A recent scientific study reports that many of the ecosystem services that support life on the planet are being degraded in a manner that could lead to significant harmful consequences over the next 50 years.
“What has become clear is that if society wants to avoid future disasters, it should do two things: prevent even greater disruption to the climate system and prepare for the climate changes already set in motion,” says Jane Lubchenco, Wayne and Gladys Valley Professor of Marine Biology and Distinguished Professor of Zoology at OSU, and an expert on issues related to global warming.
“The evidence is overwhelming that even simple changes can be a big help and have a huge cumulative impact,” Lubchenco says. “If every American switched just three light bulbs to compact fluorescent bulbs, it would be the equivalent of taking 3.5 million cars off the road. If everyone switched to a car with five miles-per-gallon better mileage, that would be equal to taking another 150 million automobiles off the roads. Individual actions add up to big changes.”
Lubchenco says the oceans also are being critically affected by the changes. Events of the past year, including disrupted fisheries, torrential rains and catastrophic hurricanes, are consistent with what scientists expect as a result of global warming, Lubchenco says.
The American Association for the Advancement of Science recently honored Lubchenco with its Public Understanding of Science Award for her role in encouraging scientists to promote “an open dialogue on issues affecting all our lives.”

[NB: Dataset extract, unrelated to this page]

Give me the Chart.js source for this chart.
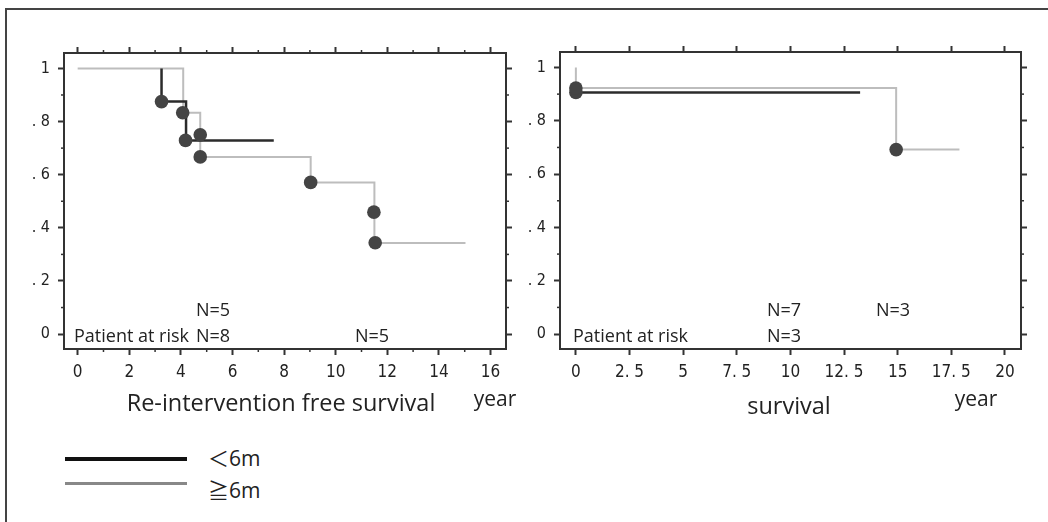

Lubchenco has been instrumental in the foundation of three major initiatives to increase science communication. They are:
The Aldo Leopold Leadership Program, begun at OSU in 1998 to train academic environmental scientists to become more effective communicators and leaders
COMPASS, the Communication Partnership for Science and the Sea, a collaborative effort to communicate marine conservation science to resource users and managers, policy makers and the media
PISCO, the Partnership for Interdisciplinary Studies of Coastal Oceans, a four-university research, training, and outreach collaboration focused on the near-shore marine ecosystems of the Oregon, Washington and California coasts
“Earlier in my career I was like most researchers who just teach their students and publish their studies but don’t get involved much in the public arena,” Lubchenco said. “But I’ve come to realize that as scientists we have both an opportunity and an obligation to help more people understand and use science, which plays such a critical role in our lives.”